Labour rights issues -- Vietnam does not allow independent trade unions -- have been a sticking point in the ongoing trade negotiations, which also include Singapore, Malaysia, Japan and other Pacific Rim countries, but not China.
Kerry said this week in Singapore that the TPP, a key economic priority for the US administration, was close to completion after years of painstaking talks.
Vietnam's intolerance of domestic dissent has also limited US efforts to assist the communist country in bolstering its maritime capabilities.
Hanoi is locked in a longstanding territorial dispute with Beijing over disputed island chains in the South China Sea, which is a key global shipping route and a major geo-strategic tension point between China and the US.
Speaking at a regional security forum in Malayisa on Thursday America's top diplomat said his country "will not accept" curbs on "freedom of navigation and overflight" of the sea.

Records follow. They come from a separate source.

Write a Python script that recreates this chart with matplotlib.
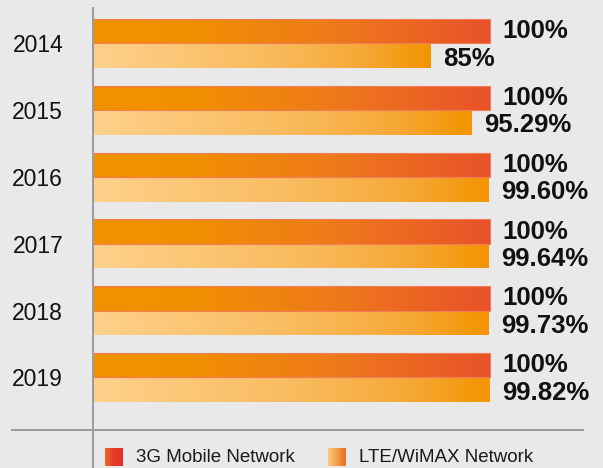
import numpy as np
import matplotlib
matplotlib.use("Agg")
import matplotlib.pyplot as plt
from matplotlib.colors import LinearSegmentedColormap
from matplotlib.lines import Line2D

plt.rcParams["font.family"] = ["Liberation Sans", "DejaVu Sans"]

# Data
years = ["2014", "2015", "2016", "2017", "2018", "2019"]
mobile_3g = [100, 100, 100, 100, 100, 100]
lte_wimax = [85, 95.29, 99.60, 99.64, 99.73, 99.82]
mobile_3g_labels = ["100%"] * 6
lte_labels = ["85%", "95.29%", "99.60%", "99.64%", "99.73%", "99.82%"]
legend_names = ["3G Mobile Network", "LTE/WiMAX Network"]

# Colours
bg = "#e9e9e9"
cmap_3g = LinearSegmentedColormap.from_list(
    "g3", [(0, "#f39200"), (0.25, "#f28f02"), (0.6, "#ee7a1a"), (1, "#e9522a")])
cmap_lte = LinearSegmentedColormap.from_list(
    "lte", [(0, "#fdd18c"), (0.55, "#f9b95a"), (0.8, "#f6a836"), (1, "#f39400")])
cmap_leg_3g = LinearSegmentedColormap.from_list("l3", ["#ee6a2c", "#e53a2a", "#e3302a"])
cmap_leg_lte = LinearSegmentedColormap.from_list("ll", ["#fcca80", "#f2a04a", "#e06c1c"])

W, H = 603, 468
fig = plt.figure(figsize=(W / 100, H / 100), dpi=100, facecolor=bg)

# axes area: left edge at the vertical line, spans y 8..430 px
ax = fig.add_axes([93 / W, 38 / H, 1 - 93 / W, 422 / H])
ax.set_facecolor(bg)
for s in ax.spines.values():
    s.set_visible(False)

y = np.arange(len(years))
h = 0.367
grad = np.linspace(0, 1, 256).reshape(1, -1)

def gradient_bars(ypos, vals, cmap, edge):
    bars = ax.barh(ypos, vals, height=h, color="none",
                   edgecolor=edge, linewidth=0.8, zorder=3)
    for b in bars:
        x0, y0 = b.get_x(), b.get_y()
        im = ax.imshow(grad, cmap=cmap, aspect="auto", interpolation="bicubic",
                       extent=[x0, x0 + b.get_width(), y0 + b.get_height(), y0],
                       zorder=2)
        im.set_clip_path(b)
    return bars

gradient_bars(y - h / 2, mobile_3g, cmap_3g, "#f07c5a")
gradient_bars(y + h / 2, lte_wimax, cmap_lte, "none")

for i in range(len(years)):
    ax.annotate(mobile_3g_labels[i], (mobile_3g[i], y[i] - h / 2),
                xytext=(9, 0), textcoords="offset points",
                ha="left", va="center", fontsize=18.5, fontweight="bold",
                color="#111111")
    ax.annotate(lte_labels[i], (lte_wimax[i], y[i] + h / 2),
                xytext=(9, -2), textcoords="offset points",
                ha="left", va="center", fontsize=18.5, fontweight="bold",
                color="#111111")

ax.set_xlim(0, 510 / 3.97)
ax.set_ylim(5.786, -0.531)
ax.set_xticks([])
ax.set_yticks(y)
ax.set_yticklabels(years, fontsize=16.5, color="#111111")
ax.tick_params(axis="y", length=0, pad=21.5)

# frame lines
fig.add_artist(Line2D([93 / W, 93 / W], [0, 1 - 8 / H], color="#9a9a9a", lw=1.4))
fig.add_artist(Line2D([12 / W, 583 / W], [1 - 430 / H, 1 - 430 / H], color="#9a9a9a", lw=1.4))

# legend
for (x0, name, cm) in [(105, legend_names[0], cmap_leg_3g), (328, legend_names[1], cmap_leg_lte)]:
    sw = fig.add_axes([x0 / W, (H - 466) / H, 18 / W, 18 / H])
    sw.imshow(grad, cmap=cm, aspect="auto", interpolation="bicubic")
    sw.axis("off")
    fig.text((x0 + 31) / W, 1 - 457 / H, name, ha="left", va="center",
             fontsize=13.5, color="#1a1a1a")

fig.savefig("out.png", dpi=100, facecolor=bg)
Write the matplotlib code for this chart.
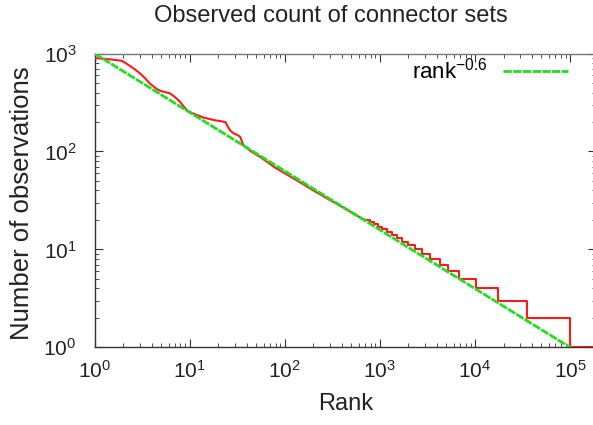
import matplotlib
matplotlib.use("Agg")
import matplotlib.pyplot as plt
import numpy as np
from matplotlib.ticker import LogLocator, NullFormatter

plt.rcParams['font.family'] = ['Liberation Sans', 'DejaVu Sans']
plt.rcParams['mathtext.fontset'] = 'custom'
plt.rcParams['mathtext.rm'] = 'Liberation Sans'
plt.rcParams['mathtext.default'] = 'regular'

# Observed counts (head of the distribution, smooth part)
head_rank = [1, 1.5, 1.93, 2.2, 2.6, 3.0, 3.4, 3.8, 4.3, 4.7, 5.2, 5.7, 6.2, 7.0, 7.9, 9.3,
             10.5, 11.9, 14, 16.4, 19, 22, 24, 25.5, 27, 29, 32, 34, 36.7, 40, 45, 55,
             60, 80, 100, 150, 200, 300, 400, 500, 600, 700]
head_count = [900, 870, 843, 782, 700, 628, 560, 496, 450, 424, 410, 401, 392, 360, 322, 265,
              248, 236, 222, 214, 207, 203, 198, 175, 162, 153, 147, 141, 116, 108, 99, 88,
              83, 68, 60, 47.5, 40, 31.8, 27.2, 24, 21.6, 20]

# Observed counts (tail: integer levels, rank at which each level begins)
tail_level = [20, 19, 18, 17, 16, 15, 14, 13, 12, 11, 10, 9, 8, 7, 6, 5, 4, 3, 2, 1, 1]
tail_start = [720, 790, 860, 950, 1060, 1180, 1330, 1500, 1720, 2000, 2350, 2800, 3400,
              4300, 5250, 6800, 10250, 17600, 35000, 100000, 300000]

# Power-law reference: rank^-0.6 (scaled to 1000 at rank 1)
fit_exponent = -0.6
fit_scale = 1000

fig = plt.figure(figsize=(5.93, 4.25), dpi=100)
ax = fig.add_axes([0.1594, 0.1828, 1.005 - 0.1594, 0.874 - 0.1828])

ax.plot(head_rank, head_count, color='#ff1a1a', lw=1.5, zorder=3)
ax.step(tail_start, tail_level, where='post', color='#ff1a1a', lw=1.5, zorder=3)

fx = np.logspace(0, 5.3, 200)
fy = fit_scale * fx ** fit_exponent
ax.plot(fx, fy, color='#22dd22', lw=2.0, linestyle=(0, (3.0, 0.5)), zorder=4,
        label='rank$^{-0.6}$')

ax.set_xscale('log')
ax.set_yscale('log')
ax.set_xlim(1, 10 ** 5.273)
ax.set_ylim(1, 1000)

ax.xaxis.set_major_locator(LogLocator(base=10, numticks=10))
ax.yaxis.set_major_locator(LogLocator(base=10, numticks=10))
ax.xaxis.set_minor_locator(LogLocator(base=10, subs=np.arange(2, 10), numticks=20))
ax.yaxis.set_minor_locator(LogLocator(base=10, subs=np.arange(2, 10), numticks=20))
ax.xaxis.set_minor_formatter(NullFormatter())
ax.yaxis.set_minor_formatter(NullFormatter())

ax.tick_params(which='both', direction='in', top=True, right=True, colors='#333333',
               labelcolor='#222222')
ax.tick_params(which='major', length=6, width=0.8, labelsize=15)
ax.tick_params(axis='y', which='major', pad=13)
ax.tick_params(axis='x', which='major', pad=9)
ax.tick_params(which='minor', length=3, width=0.6)
for s in ax.spines.values():
    s.set_color('#333333')
    s.set_linewidth(1.0)
ax.spines['top'].set_color('#777777')

fig.text(331 / 593, 1 - 16 / 425, 'Observed count of connector sets', fontsize=17,
         color='#222222', ha='center', va='center')
ax.set_xlabel('Rank', fontsize=17, color='#222222', labelpad=8)
ax.set_ylabel('Number of observations', fontsize=18.5, color='#222222')
ax.yaxis.set_label_coords(22 / 593, 1 - 203 / 425, transform=fig.transFigure)
ax.yaxis.label.set_va('center')

leg = ax.legend(loc='upper right', bbox_to_anchor=(0.97, 1.03), frameon=False,
                markerfirst=False, fontsize=16, handlelength=2.9, handletextpad=0.7,
                borderaxespad=0.2)

fig.savefig('out.png', dpi=100)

In a sign of warming ties with Hanoi, last year Washington partially lifted a 40-year ban on arms sales to Vietnam.
In January, US Defense Secretary Ashton Carter pledged $18 million to help Vietnam buy US-made coastguard patrol boats.
But the historic easing of the ban in place since the end of the Vietnam War in 1975 "is the limit thus far of our efforts along those lines," a senior US state department official told reporters travelling with Kerry.
"There are no prospects for altering policy absent continued significant progress in relevant tracks, including on human rights," the official said.
Top US officials have recognised some progress on rights, pointing to a decline in the number of political prisoners and a near-total halt of arrests and prosecutions of domestic critics.
But activists say the Vietnamese government has simply switched approaches to harassing and detaining critics without formally charging them.
In 2013, Kerry returned to Vietnam's Mekong Delta, which he navigated as a wartime gunboat skipper, to highlight its vulnerability to climate change in his role as top US diplomat.